Abgeordnete kritisieren Amazon
20. Februar 2013Redner aller Fraktionen waren sich einig: Die Ausbeutung von Leiharbeitern, die für das Internet-Versandhaus Amazon arbeiten, ist nicht hinnehmbar. Ihre Bespitzelung und Drangsalierung durch eine Sicherheitsfirma kann nicht geduldet werden. Die Vorwürfe gegen Amazon und die von ihm beauftragten Firmen müssten überprüft werden, sagte Gitta Connemann von der CDU/CSU-Fraktion. "Wenn die Verhältnisse auch nur zum Teil stimmen, sind wir alle Augenzeugen eines Skandals."

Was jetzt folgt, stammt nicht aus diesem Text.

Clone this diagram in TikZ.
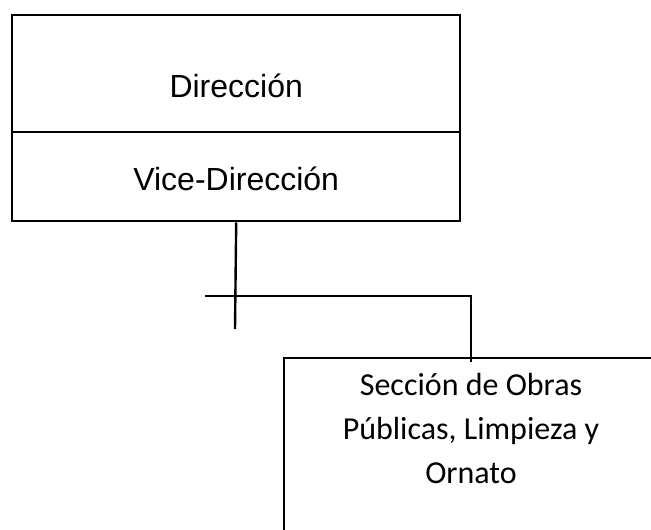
\documentclass[tikz,border=0pt]{standalone}
\usepackage{fontspec}
\setmainfont{Liberation Sans}
\newfontfamily\seccionfont{Carlito}
\usetikzlibrary{positioning}
\begin{document}
\begin{tikzpicture}
	[
		x                 = 1pt,
		y                 = -1pt,
		box/.style        = {draw, line width=2.4pt, inner sep=0pt, anchor=north west},
		link/.style       = {draw, line width=2.4pt},
		toptext/.style    = {font=\fontsize{32}{38}\selectfont},
		obrastext/.style  = {font=\seccionfont\fontsize{32}{44}\selectfont, align=center}
	]
	\useasboundingbox (0,0) rectangle (651,530);
	\node [box, minimum width=448pt, minimum height=117pt] (dir) at (11,14) {};
	\node [box, minimum width=448pt, minimum height=89pt] (vicedir) at (11,131) {};
	\node [toptext] (dirlabel) at ([yshift=-12pt]dir.center) {Dirección};
	\node [toptext] (vicelabel) at ([yshift=-2pt]vicedir.center) {Vice-Dirección};
	\node [box, minimum width=420pt, minimum height=210pt] (obras) at (283,357) {};
	\node [obrastext] (obraslabel) at (471,429)
		{Sección de Obras\\Públicas, Limpieza y\\Ornato};
	\coordinate (stub) at (235,329);
	\coordinate (hleft) at (205,296);
	\coordinate (hright) at (471,296);
	\coordinate (drop) at (471,362);
	\draw [link] (vicedir.south) -- (stub);
	\draw [link] (hleft) -- (hright) -- (drop);
\end{tikzpicture}
\end{document}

Scharfe Kritik an der Leiharbeit
Meinungsverschiedenheiten gab es jedoch über die Gründe und die Verursacher der Missstände. Redner der Opposition kritisierten generell die Praxis der Leiharbeit, auf die sich auch Amazon stützt, um saisonal bedingte Mehrarbeit abzudecken. Sie führe zu prekären Arbeitsverhältnissen. Leiharbeiter würden oft so schlecht bezahlt, dass sie von ihrem Lohn nicht leben könnten. "In Deutschland läuft etwas gewaltig schief. Die Arbeitswelt wird immer rauer und ungerechter. Das Gefühl für Anstand geht verloren. Empörung reicht hier nicht aus. Wir brauchen endlich wieder soziale Leitplanken auf dem Arbeitsmarkt", sagte die Grünen-Politikerin Beate Müller-Gemmecke. Sie warf der Bundesregierung vor, sich nicht genügend um die Belange der Beschäftigten zu kümmern. Schon heute seien 25 Prozent von ihnen trotz ihrer Arbeit auf staatliche Zuwendungen angewiesen. Bündnis 90/Die Grünen forderten daher schon seit langem gleiche Bezahlung für Leiharbeiter und Angestellte.

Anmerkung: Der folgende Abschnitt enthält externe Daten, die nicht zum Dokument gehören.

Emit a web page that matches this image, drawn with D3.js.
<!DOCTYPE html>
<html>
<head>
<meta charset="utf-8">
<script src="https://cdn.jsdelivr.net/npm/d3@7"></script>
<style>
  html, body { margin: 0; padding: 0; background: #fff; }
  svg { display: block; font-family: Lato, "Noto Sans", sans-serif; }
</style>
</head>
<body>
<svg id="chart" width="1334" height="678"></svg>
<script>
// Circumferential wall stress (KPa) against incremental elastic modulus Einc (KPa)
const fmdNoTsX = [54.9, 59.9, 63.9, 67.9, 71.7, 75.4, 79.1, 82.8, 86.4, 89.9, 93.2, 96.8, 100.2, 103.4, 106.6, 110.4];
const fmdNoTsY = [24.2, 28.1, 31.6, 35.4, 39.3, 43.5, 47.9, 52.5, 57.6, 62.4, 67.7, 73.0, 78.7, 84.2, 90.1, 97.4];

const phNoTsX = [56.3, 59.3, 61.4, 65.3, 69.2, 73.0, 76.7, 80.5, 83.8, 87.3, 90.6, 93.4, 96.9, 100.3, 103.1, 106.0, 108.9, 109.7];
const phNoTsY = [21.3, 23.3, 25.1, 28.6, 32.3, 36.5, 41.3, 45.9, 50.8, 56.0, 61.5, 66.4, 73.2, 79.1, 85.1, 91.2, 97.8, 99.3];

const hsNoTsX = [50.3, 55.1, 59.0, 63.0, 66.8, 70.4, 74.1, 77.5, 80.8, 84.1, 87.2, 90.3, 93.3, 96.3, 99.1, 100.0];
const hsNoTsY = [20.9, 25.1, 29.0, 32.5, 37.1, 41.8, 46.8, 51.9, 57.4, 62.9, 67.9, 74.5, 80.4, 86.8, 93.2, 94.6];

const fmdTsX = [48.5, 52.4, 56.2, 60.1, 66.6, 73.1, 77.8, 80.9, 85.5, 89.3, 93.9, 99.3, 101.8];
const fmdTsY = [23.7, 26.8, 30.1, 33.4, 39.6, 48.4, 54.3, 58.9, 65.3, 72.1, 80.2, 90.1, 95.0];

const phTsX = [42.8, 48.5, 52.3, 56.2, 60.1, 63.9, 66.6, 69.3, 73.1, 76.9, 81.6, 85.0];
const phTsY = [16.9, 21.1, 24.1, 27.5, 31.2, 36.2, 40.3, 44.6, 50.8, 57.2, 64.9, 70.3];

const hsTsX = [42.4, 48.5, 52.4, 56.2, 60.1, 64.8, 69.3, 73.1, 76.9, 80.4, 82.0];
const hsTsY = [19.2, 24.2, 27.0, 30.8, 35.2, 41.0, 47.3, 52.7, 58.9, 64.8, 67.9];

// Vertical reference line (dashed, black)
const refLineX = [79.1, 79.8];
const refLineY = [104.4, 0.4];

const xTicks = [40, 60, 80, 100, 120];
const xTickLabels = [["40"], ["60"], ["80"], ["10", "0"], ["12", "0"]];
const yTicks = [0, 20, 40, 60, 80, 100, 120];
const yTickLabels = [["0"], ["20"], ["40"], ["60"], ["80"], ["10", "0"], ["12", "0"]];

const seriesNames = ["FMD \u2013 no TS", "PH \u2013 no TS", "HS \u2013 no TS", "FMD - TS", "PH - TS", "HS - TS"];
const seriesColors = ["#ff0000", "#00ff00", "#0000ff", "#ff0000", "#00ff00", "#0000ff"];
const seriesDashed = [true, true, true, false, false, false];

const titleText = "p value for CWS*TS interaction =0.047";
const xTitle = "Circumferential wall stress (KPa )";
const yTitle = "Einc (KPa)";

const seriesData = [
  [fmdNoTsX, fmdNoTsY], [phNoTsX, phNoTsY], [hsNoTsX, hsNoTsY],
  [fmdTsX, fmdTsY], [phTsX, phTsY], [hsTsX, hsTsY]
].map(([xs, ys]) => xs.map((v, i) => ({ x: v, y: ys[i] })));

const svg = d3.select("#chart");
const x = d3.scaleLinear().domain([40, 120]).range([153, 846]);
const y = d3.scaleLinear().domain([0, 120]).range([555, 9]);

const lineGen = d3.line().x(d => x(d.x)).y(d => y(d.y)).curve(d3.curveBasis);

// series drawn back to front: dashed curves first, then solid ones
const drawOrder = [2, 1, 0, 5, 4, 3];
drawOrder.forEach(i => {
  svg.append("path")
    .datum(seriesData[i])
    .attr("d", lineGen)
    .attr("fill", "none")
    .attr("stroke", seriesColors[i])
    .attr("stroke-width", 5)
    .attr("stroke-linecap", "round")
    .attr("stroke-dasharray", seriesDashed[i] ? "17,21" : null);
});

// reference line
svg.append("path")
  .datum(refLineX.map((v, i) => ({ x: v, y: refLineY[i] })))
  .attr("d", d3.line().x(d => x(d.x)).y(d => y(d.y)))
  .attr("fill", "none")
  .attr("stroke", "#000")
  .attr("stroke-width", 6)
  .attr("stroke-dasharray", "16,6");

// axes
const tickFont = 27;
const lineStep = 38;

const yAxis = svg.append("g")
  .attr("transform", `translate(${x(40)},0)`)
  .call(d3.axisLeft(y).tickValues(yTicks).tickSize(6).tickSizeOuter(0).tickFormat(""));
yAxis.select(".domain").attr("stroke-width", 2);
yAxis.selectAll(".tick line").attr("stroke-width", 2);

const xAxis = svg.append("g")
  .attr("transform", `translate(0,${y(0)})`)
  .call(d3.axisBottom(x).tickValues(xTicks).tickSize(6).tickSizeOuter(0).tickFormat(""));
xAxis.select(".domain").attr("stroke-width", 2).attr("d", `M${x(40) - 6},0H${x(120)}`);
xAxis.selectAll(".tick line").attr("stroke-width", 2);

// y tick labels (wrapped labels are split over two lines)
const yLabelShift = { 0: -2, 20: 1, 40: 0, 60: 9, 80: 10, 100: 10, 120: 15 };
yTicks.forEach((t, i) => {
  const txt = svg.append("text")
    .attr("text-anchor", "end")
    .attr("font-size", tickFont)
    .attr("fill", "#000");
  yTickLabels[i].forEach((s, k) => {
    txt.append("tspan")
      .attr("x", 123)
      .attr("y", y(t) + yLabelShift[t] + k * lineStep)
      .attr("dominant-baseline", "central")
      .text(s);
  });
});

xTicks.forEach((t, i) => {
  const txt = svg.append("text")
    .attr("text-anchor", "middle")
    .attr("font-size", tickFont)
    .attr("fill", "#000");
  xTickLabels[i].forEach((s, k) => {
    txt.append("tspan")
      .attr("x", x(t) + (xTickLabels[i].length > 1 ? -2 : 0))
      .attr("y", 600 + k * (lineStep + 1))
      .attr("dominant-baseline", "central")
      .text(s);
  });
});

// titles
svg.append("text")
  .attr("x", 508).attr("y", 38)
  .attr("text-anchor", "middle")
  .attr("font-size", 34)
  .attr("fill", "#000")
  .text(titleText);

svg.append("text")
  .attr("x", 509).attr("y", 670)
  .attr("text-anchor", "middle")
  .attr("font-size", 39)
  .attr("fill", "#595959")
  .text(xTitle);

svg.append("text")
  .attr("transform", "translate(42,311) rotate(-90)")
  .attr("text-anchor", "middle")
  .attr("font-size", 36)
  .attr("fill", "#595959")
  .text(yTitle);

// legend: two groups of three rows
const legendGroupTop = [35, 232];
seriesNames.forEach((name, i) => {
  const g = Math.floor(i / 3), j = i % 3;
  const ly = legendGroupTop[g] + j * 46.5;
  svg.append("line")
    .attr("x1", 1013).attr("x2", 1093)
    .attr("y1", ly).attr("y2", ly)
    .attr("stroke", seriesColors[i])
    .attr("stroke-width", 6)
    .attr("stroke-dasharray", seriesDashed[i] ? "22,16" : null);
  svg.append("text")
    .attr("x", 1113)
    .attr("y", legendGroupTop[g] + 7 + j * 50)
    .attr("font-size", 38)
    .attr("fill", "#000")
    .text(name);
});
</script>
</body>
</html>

Jutta Krellmann von der Linksfraktion forderte, die Leiharbeit generell abzuschaffen. Sie warf Sozialdemokraten und Grünen vor, in ihrer Regierungszeit den Boden bereitet zu haben für die Zunahme der prekären Arbeitsverhältnisse. Unternehmen wie Amazon gingen nur durch die Tür, die die rot-grüne Bundesregierung ihnen mit der Agenda 2010 aufgestoßen habe.
Schlechte Löhne, mangelnde Motivation
Der SPD-Abgeordnete Michael Roth, in dessen hessischem Wahlkreis Amazon einen Standort unterhält, kritisierte das Unternehmen scharf. Es biete zu wenige unbefristete Stellen an und zahle schlechte Löhne. Die Motivation der Arbeitnehmer sei daher gering, das Image der angebotenen Jobs sei schlecht.
"Wir brauchen eine Wiederbelebung der Kultur der sozialen Verantwortung. Unternehmen, die rein profitorientiert an den Interessen der Beschäftigten vorbei arbeiten, das kann nicht Ziel der sozialen Marktwirtschaft sein." Wenn die Politik nichts dagegen unternehme, gehe mehr kaputt als der Ruf eines Internetkaufhauses. "Wir müssen die Leiharbeit begrenzen und die Mitbestimmung der Arbeitnehmerinnen und Arbeitnehmer ausbauen."
Union plädiert für Leiharbeit
Matthias Zimmer, Abgeordneter der Union, wies die Vorwürfe der Opposition zurück. Sie versuchten, die Leiharbeit generell in ein schlechtes Licht zu rücken, rügte er. Ohne Leiharbeit könne ein Unternehmen, das saisonale Spitzen zu bewältigen habe, aber nicht funktionieren. Im Fall Amazon habe Bundesarbeitsministerin Ursula von der Leyen rasch gehandelt und die Zustände bei den Subunternehmern des Internethändlers untersuchen lassen.
Die Debatte um die Arbeitsverhältnisse bei Amazon waren in der vergangenen Woche durch eine Fernsehsendung der ARD ausgelöst worden. Darin wurde dokumentiert, wie ausländische Leiharbeiter, die im hessischen Bad Hersfeld für Amazon arbeiteten, von einem privaten Sicherheitsdienst schikaniert wurden. Das Internetkaufhaus hat inzwischen bekannt gegeben, dass es sich sowohl von dem Sicherheitsdienst als auch von der Leiharbeitsfirma getrennt hat.